Whether your degree already rests in the palms of your hands or you can practically see the end of your last college semester, you have likely begun your job search. From stocking your professional wardrobe to rehearsing interview questions until you mumble answers in your sleep, the stress seems endless. Not to mention, once you get offered a job, how do you ensure the sweetest deal possible? Negotiating your salary ranks just as important as landing a job itself.
“Negotiating your first salary with an employer is arguably the most important as it sets the tone for how you value yourself and the contribution you can make,” said jennifer mcdermott, consumer advocate for finder.com. You just spent at least four years grinding away to get your degree. Make sure to let your confidence shine through in negotiations and value yourself enough to ask for the starting salary you deserve.
1. Be conversational, not confrontational
If Mr. Potential employer gives you a salary offer you don’t agree with, open a casual conversation.
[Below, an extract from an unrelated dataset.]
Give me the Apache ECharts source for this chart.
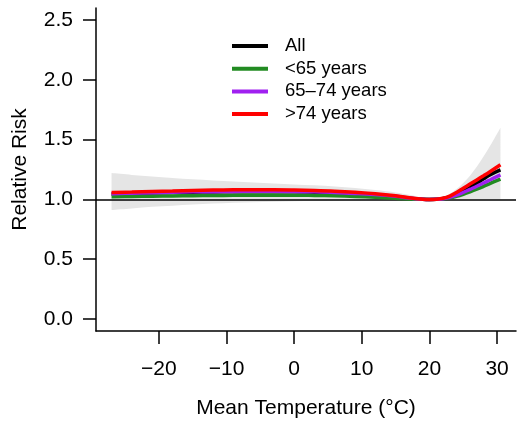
<!DOCTYPE html>
<html>
<head>
<meta charset="utf-8">
<script src="https://cdn.jsdelivr.net/npm/echarts@6/dist/echarts.min.js"></script>
<style>
  html, body { margin: 0; padding: 0; background: #fff; }
  #chart { width: 518px; height: 425px; }
</style>
</head>
<body>
<div id="chart"></div>
<script>
// Mean temperature (°C) at which relative risk is evaluated
const temps = [-27, -24, -21, -18, -15, -12, -9, -6, -3, 0, 3, 6, 9, 12, 15, 17, 19, 20, 21, 22, 23, 24, 25, 26, 27, 28, 29, 30.5];

// Relative risk by age group (reference temperature 20 °C)
const rrAll     = [1.045, 1.049, 1.053, 1.057, 1.060, 1.062, 1.064, 1.065, 1.065, 1.063, 1.060, 1.055, 1.047, 1.037, 1.023, 1.010, 1.002, 1.000, 1.001, 1.007, 1.020, 1.042, 1.070, 1.102, 1.137, 1.172, 1.207, 1.247];
const rrUnder65 = [1.023, 1.025, 1.027, 1.029, 1.031, 1.033, 1.034, 1.035, 1.035, 1.035, 1.033, 1.030, 1.025, 1.018, 1.010, 1.004, 1.001, 1.000, 1.001, 1.005, 1.013, 1.026, 1.043, 1.063, 1.085, 1.109, 1.134, 1.170];
const rr65to74  = [1.048, 1.052, 1.056, 1.060, 1.063, 1.065, 1.067, 1.068, 1.068, 1.066, 1.063, 1.058, 1.050, 1.040, 1.026, 1.012, 1.002, 1.000, 1.001, 1.006, 1.017, 1.035, 1.058, 1.084, 1.110, 1.137, 1.164, 1.205];
const rrOver74  = [1.058, 1.062, 1.067, 1.071, 1.075, 1.078, 1.080, 1.081, 1.081, 1.079, 1.075, 1.069, 1.060, 1.048, 1.030, 1.013, 1.002, 1.000, 1.002, 1.010, 1.028, 1.058, 1.093, 1.128, 1.163, 1.198, 1.234, 1.290];

// 95% confidence band for the overall curve
const ciLower = [0.912, 0.925, 0.938, 0.948, 0.957, 0.965, 0.972, 0.977, 0.981, 0.985, 0.988, 0.991, 0.993, 0.995, 0.997, 0.998, 0.999, 1.000, 1.000, 1.000, 1.000, 1.000, 1.000, 1.000, 1.000, 1.000, 1.000, 1.000];
const ciUpper = [1.220, 1.205, 1.191, 1.179, 1.168, 1.158, 1.149, 1.141, 1.133, 1.125, 1.118, 1.108, 1.095, 1.078, 1.058, 1.038, 1.012, 1.000, 1.006, 1.020, 1.048, 1.088, 1.138, 1.198, 1.272, 1.358, 1.450, 1.600];

// Axis ticks
const xTicks = [-20, -10, 0, 10, 20, 30];
const yTicks = [0, 0.5, 1.0, 1.5, 2.0, 2.5];

const seriesNames = ['All', '<65 years', '65\u201374 years', '>74 years'];
const seriesColors = ['#000000', '#228B22', '#A020F0', '#FF0000'];
const seriesValues = [rrAll, rrUnder65, rr65to74, rrOver74];

const FONT = 'Liberation Sans, Arial, sans-serif';
const pairs = ys => temps.map((t, i) => [t, ys[i]]);

const bandData = temps.map((t, i) => [t, ciLower[i], ciUpper[i]]);

// Smooth path segments (Catmull-Rom as cubic Bezier) through pixel points
function curveTo(pts) {
  let d = '';
  const n = pts.length;
  for (let i = 0; i < n - 1; i++) {
    const p0 = pts[Math.max(i - 1, 0)];
    const p1 = pts[i];
    const p2 = pts[i + 1];
    const p3 = pts[Math.min(i + 2, n - 1)];
    const c1x = p1[0] + (p2[0] - p0[0]) / 6, c1y = p1[1] + (p2[1] - p0[1]) / 6;
    const c2x = p2[0] - (p3[0] - p1[0]) / 6, c2y = p2[1] - (p3[1] - p1[1]) / 6;
    d += ' C' + c1x + ',' + c1y + ' ' + c2x + ',' + c2y + ' ' + p2[0] + ',' + p2[1];
  }
  return d;
}

const bandSeries = {
  name: 'ci',
  type: 'custom',
  data: bandData,
  encode: { x: 0, y: [1, 2] },
  silent: true,
  z: 1,
  renderItem: function (params, api) {
    if (params.dataIndexInside !== 0) return null;
    const upper = bandData.map(d => api.coord([d[0], d[2]]));
    const lower = bandData.slice().reverse().map(d => api.coord([d[0], d[1]]));
    const pathData = 'M' + upper[0][0] + ',' + upper[0][1] + curveTo(upper) +
      ' L' + lower[0][0] + ',' + lower[0][1] + curveTo(lower) + ' Z';
    return {
      type: 'path',
      shape: { pathData: pathData },
      style: { fill: '#e5e5e5', stroke: null }
    };
  }
};

const lineSeries = seriesNames.map((name, k) => ({
  name: name,
  type: 'line',
  data: pairs(seriesValues[k]),
  smooth: 0.4,
  showSymbol: false,
  symbol: 'none',
  color: seriesColors[k],
  lineStyle: { color: seriesColors[k], width: 3.5 },
  z: 3 + k,
  markLine: k === 0 ? {
    silent: true,
    symbol: 'none',
    label: { show: false },
    lineStyle: { color: '#000', width: 1.5, type: 'solid' },
    data: [{ yAxis: 1 }],
    z: 2
  } : undefined
}));

const chart = echarts.init(document.getElementById('chart'), null, { renderer: 'canvas' });

chart.setOption({
  animation: false,
  backgroundColor: '#fff',
  grid: { left: 96, right: 2, top: 8, bottom: 94 },
  legend: {
    left: 232,
    top: 36,
    padding: 0,
    orient: 'vertical',
    icon: 'rect',
    itemWidth: 36,
    itemHeight: 4,
    itemGap: 2.7,
    data: seriesNames,
    textStyle: { fontFamily: FONT, fontSize: 18.5, color: '#000', lineHeight: 20, padding: [0, 0, 0, 12] }
  },
  xAxis: {
    type: 'value',
    min: -29.3,
    max: 32.8,
    splitLine: { show: false },
    axisLine: { show: true, onZero: false, lineStyle: { color: '#000', width: 1.5 } },
    axisTick: { show: true, customValues: xTicks, length: 13, lineStyle: { color: '#000', width: 1.5 } },
    axisLabel: {
      customValues: xTicks,
      margin: 28,
      fontFamily: FONT,
      fontSize: 21,
      color: '#000',
      formatter: v => (v < 0 ? '\u2212' + Math.abs(v) : String(v))
    },
    name: 'Mean Temperature (\u00B0C)',
    nameLocation: 'middle',
    nameGap: 67,
    nameTextStyle: { fontFamily: FONT, fontSize: 21, color: '#000' }
  },
  yAxis: {
    type: 'value',
    min: -0.1,
    max: 2.6,
    splitLine: { show: false },
    axisLine: { show: true, onZero: false, lineStyle: { color: '#000', width: 1.5 } },
    axisTick: { show: true, customValues: yTicks, length: 13, lineStyle: { color: '#000', width: 1.5 } },
    axisLabel: {
      customValues: yTicks,
      margin: 23,
      fontFamily: FONT,
      fontSize: 21,
      color: '#000',
      formatter: v => v.toFixed(1)
    },
    name: 'Relative Risk',
    nameLocation: 'middle',
    nameGap: 65,
    nameTextStyle: { fontFamily: FONT, fontSize: 21, color: '#000' }
  },
  series: [bandSeries].concat(lineSeries)
});
</script>
</body>
</html>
Kindly ask him to walk you through the process with which he came up with that amount so you can understand how the company looks at you as a candidate. “always realize it doesn’t hurt to ask, but ask in a thoughtful way,” said karen demmler, a career coach in the temple university career center. This way, the company explains to you what skills they value when coming up with a number and you can see their point of view. After hearing their side, explain your position. Tell them why the offer might not work for your financial situation. Keep things light: the company has invested a lot of time and effort into selecting you for the position. They don’t want to start over from scratch with someone else.
2. Know your target range
The job market already teems with competition. Don’t sell yourself short. Instead, do your research and come up with a target salary range. The bottom of your range should be the salary you can afford to make, the middle should be what you feel comfortable making and the high end should be the amount you’d immediately accept. When a company asks your ideal salary, place the middle of your salary range at the bottom of your requested range. “it’s a lot easier to accept a salary than negotiate one, but you have to be practiced and prepared to get the number that you want,” demmler said. For example, if you major in public relations and would feel comfortable with a $55,000 salary, let your company know you envision making between $55,000 and $60,000 per year. That way, you won’t settle for less than you deserve.
When formulating your salary range, also take into account how much it will cost to live comfortably in the city you’ll call your new stomping ground. The price for making yourself at home in new york city will differ greatly from how much you’ll shell out in des moines, iowa.
3. Put a price on the overall experience
Just because you just graduated college and want to get your career rolling doesn’t mean you should accept an offer with a decent salary that will make you miserable in other respects. City life versus rural life, proximity to loved ones and where you envisioned starting your life when you were six-years-old all play into whether you should accept a job offer. Building a happy life doesn’t mean solely considering salary and benefits.
Maybe you’ve always envisioned yourself living in portland, oregon, but haven’t yet sprung out of philadelphia. Or maybe you just want to live a little closer to your brother and your new niece. “there’s nothing wrong with incorporating those [aspects], but you just have to make sure you’re giving [them] the right weight,” demmler said. Solicit advise from your friendly college career center staff before accepting an offer. They can help you lay out whether a position across the country merits a move by looking at the pros and cons in an unbiased way.
4. Don’t push
The key to successful negotiation lies in not letting fear stop you from asking for what you want, but you also need to make sure you don’t cross the line. “you cannot negotiate everything. It would leave a sour taste in the mouth of your new employer,” said gordon college finance professor alexander lowry. Rank the items you care most about and start with the highest item you can get the most from.
Once you’ve negotiated your top items, stop asking. No need to wring your future company dry before your first day. “you don’t want to be fearful of negotiation, but once you get that sign to stop you should take heed,” demmler said. Doing this will also help you come off as someone with great flexibility—a quality that will shine through as an asset to your new boss. If your negotiated offer still doesn’t make you squeal with delight, table the discussion by asking politely if you can discuss a performance-based bonus down the road (just make sure it ends up in writing).
5. Consider the long term
Most of the time, you won’t get your dream salary and benefits package fresh out of college. But accepting a position with a company might present you with other valuable opportunities for career advancement. Maybe the company chasing after you has a great reputation in your industry and offers tons of potential for career advancement. Or maybe what a potential company lacks in salary they make up for in a matching 401k plan and ample hands-on experience.
Instead of basing an offer solely on the salary, consider where you’d like to go long term in your field. Accepting a slightly lower offer with comprehensive health care, mentoring and internal promotion might just prove your best move. “be creative when you negotiate. People always go right for the salary raise, but it’s short-term thinking,” said founder and ceo of eminei consulting dr. Elizabeth minei.